The pianist Jeremy Denk, who performed in Washington on Saturday. (Photo by Dennis Callahan) (Courtesy of Opus 3 Artists) (Dennis Callahan/Dennis Callahan)

I reviewed the pianist Jeremy Denk in one of his distinctive recitals. I’ve called him the quintessential 20th-century pianist; I may switch that epithet to “The Charles Rosen of the 21st century.” Very different presentation, but same blend of smart writing about music and actually making it.

I went to the Washington Chorus’s “Essential Wagner” concert, expecting disaster, and really enjoyed myself. I mean, really, what chorus singer wouldn’t want to be part of an army of female Valkyries? I think some director may want to check out this concept. And the tenor Issachah Savage was, simply, amazing.

I heard Nelson Freire in a belated NSO debut, giving a sensitive performance of the Brahms Second Concerto under a slightly finicky Andreas Delfs.

And I went to the Washington Concert Opera’s Samson et Dalila.

In what turned out to be a Web exclusive, Stephen Brookes reviewed — and raved about — the pianist Vanessa Perez at the Venezuelan Embassy.

Charles T. Downey heard the National Philharmonic perform Debussy’s rarely-played incidental music to “Martyrdom of St.

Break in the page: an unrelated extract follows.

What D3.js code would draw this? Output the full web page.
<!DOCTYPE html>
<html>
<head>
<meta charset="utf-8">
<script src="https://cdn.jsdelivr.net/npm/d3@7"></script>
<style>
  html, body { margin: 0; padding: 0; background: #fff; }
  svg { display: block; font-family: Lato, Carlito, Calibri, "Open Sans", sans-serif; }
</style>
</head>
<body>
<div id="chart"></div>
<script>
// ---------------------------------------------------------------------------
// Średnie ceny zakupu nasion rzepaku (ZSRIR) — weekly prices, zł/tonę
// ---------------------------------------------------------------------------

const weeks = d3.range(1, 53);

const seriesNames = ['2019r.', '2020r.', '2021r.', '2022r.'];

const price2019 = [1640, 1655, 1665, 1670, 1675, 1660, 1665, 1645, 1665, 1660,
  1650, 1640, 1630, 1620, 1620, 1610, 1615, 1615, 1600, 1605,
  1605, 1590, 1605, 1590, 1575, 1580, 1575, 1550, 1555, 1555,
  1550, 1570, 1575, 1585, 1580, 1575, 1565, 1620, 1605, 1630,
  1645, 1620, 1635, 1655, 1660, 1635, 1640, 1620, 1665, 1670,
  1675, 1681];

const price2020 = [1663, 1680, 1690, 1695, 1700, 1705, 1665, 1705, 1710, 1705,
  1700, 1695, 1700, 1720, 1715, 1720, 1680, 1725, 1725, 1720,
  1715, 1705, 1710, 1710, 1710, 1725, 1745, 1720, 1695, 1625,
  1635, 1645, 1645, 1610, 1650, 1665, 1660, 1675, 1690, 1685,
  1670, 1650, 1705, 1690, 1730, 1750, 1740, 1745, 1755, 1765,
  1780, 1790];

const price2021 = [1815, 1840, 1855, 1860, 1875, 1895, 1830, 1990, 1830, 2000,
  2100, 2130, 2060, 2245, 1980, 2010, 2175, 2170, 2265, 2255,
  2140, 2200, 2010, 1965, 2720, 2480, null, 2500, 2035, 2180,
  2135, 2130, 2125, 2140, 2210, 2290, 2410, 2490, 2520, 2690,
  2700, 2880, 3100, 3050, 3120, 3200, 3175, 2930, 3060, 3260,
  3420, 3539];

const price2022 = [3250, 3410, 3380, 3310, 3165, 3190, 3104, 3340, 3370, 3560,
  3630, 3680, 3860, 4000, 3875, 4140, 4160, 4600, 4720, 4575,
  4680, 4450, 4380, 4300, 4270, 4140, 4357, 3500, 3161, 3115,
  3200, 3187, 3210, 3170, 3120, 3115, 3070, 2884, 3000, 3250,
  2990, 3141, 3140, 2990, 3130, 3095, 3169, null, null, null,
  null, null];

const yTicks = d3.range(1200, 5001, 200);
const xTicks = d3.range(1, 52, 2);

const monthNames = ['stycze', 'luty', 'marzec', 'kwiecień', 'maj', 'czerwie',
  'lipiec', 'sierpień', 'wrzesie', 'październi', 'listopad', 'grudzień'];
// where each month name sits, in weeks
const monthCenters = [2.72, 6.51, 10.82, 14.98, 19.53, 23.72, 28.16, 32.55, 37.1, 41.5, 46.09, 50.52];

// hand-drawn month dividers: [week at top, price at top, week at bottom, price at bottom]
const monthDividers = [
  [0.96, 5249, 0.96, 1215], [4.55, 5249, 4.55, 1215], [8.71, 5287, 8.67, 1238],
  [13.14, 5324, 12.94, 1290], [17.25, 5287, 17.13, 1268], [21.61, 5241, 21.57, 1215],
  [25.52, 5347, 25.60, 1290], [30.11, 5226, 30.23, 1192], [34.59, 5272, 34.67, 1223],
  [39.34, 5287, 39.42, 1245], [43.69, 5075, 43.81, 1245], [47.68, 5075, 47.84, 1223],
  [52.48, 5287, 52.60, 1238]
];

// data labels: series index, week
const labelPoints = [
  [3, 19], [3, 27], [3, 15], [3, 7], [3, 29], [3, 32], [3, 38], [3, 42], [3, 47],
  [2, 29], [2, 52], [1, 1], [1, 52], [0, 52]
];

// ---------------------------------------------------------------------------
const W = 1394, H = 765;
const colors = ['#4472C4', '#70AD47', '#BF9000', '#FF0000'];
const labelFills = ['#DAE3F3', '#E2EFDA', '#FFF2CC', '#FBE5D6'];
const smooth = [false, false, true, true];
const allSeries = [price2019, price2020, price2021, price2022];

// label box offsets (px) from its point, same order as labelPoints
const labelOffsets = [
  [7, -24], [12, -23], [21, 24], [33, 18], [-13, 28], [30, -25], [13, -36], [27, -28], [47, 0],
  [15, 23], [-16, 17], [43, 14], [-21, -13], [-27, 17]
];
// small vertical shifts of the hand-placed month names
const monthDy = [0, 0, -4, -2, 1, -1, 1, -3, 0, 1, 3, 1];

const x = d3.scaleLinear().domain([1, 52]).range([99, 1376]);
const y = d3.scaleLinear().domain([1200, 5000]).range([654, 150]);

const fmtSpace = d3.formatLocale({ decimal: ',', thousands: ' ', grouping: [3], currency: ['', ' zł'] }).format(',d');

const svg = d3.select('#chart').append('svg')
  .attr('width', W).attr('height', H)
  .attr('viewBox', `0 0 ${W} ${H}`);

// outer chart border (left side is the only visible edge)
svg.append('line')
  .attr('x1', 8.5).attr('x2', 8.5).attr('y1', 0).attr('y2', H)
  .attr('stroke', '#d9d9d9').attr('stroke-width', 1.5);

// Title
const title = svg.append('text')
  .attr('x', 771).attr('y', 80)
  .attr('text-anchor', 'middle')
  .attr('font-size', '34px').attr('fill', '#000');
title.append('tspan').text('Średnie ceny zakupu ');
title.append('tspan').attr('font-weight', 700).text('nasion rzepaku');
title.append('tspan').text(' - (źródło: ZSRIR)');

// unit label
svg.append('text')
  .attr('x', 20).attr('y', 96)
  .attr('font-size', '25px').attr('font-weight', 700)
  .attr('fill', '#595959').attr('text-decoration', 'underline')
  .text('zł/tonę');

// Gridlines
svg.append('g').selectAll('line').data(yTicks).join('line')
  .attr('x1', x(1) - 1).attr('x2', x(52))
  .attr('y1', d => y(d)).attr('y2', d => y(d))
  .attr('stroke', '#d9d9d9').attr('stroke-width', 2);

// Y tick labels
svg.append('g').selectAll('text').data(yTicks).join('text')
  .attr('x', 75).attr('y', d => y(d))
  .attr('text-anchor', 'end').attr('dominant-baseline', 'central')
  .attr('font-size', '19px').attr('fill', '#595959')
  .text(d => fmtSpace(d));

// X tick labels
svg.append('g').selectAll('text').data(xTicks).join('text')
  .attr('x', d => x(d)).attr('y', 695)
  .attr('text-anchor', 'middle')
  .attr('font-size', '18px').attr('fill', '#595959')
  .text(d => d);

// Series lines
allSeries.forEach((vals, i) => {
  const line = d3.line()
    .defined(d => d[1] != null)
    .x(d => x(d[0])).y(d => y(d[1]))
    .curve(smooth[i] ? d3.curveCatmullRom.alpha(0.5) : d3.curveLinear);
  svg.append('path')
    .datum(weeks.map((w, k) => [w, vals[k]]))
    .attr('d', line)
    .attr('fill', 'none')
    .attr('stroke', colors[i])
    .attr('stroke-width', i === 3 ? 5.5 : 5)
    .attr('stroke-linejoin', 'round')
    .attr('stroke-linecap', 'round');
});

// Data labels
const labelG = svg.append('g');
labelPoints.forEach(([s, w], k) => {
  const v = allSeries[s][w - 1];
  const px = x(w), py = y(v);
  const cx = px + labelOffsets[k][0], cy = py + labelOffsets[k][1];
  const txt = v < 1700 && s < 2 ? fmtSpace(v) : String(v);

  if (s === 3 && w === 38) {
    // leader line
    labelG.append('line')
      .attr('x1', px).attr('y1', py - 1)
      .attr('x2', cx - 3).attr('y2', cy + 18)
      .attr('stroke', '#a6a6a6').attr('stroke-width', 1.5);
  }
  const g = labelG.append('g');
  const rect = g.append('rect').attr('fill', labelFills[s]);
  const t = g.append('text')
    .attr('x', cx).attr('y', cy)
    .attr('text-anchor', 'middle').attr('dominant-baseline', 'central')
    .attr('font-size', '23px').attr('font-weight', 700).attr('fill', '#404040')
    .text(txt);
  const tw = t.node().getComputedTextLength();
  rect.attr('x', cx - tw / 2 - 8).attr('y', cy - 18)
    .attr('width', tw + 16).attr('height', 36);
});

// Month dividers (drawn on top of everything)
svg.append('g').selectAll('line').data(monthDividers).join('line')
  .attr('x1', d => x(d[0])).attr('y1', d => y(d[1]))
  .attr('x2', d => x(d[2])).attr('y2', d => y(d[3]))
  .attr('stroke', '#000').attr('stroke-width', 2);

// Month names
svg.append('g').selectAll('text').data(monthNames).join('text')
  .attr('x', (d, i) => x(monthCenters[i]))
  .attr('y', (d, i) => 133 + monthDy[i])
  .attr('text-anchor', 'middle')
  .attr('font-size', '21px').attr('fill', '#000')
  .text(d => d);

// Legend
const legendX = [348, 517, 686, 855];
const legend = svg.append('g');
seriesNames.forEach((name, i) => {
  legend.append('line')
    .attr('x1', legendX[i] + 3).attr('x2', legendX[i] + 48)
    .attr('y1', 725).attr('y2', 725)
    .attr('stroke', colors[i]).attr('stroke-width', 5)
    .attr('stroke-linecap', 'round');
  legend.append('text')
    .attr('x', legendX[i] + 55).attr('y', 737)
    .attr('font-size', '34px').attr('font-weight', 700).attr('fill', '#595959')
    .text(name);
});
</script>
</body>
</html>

Sebastian:” “a series of pretty, occasionally exotic sonic backdrops.” He also got to hear the current Domingo-Cafritz artists, members of WNO’s apprentice program, in scenes from American operas.

Robert Battey gave a deft, appreciative appraisal of Itzhak Perlman, who is so familiar at this point that it can be hard to know what to write about his performances. He found Narek Hakhnazaryan, who has performed here fairly often, a complete cellist, but not yet a complete musician.

Cecelia Porter was transported by the Cathedral Choral Society’s performance of Bach’s B minor mass.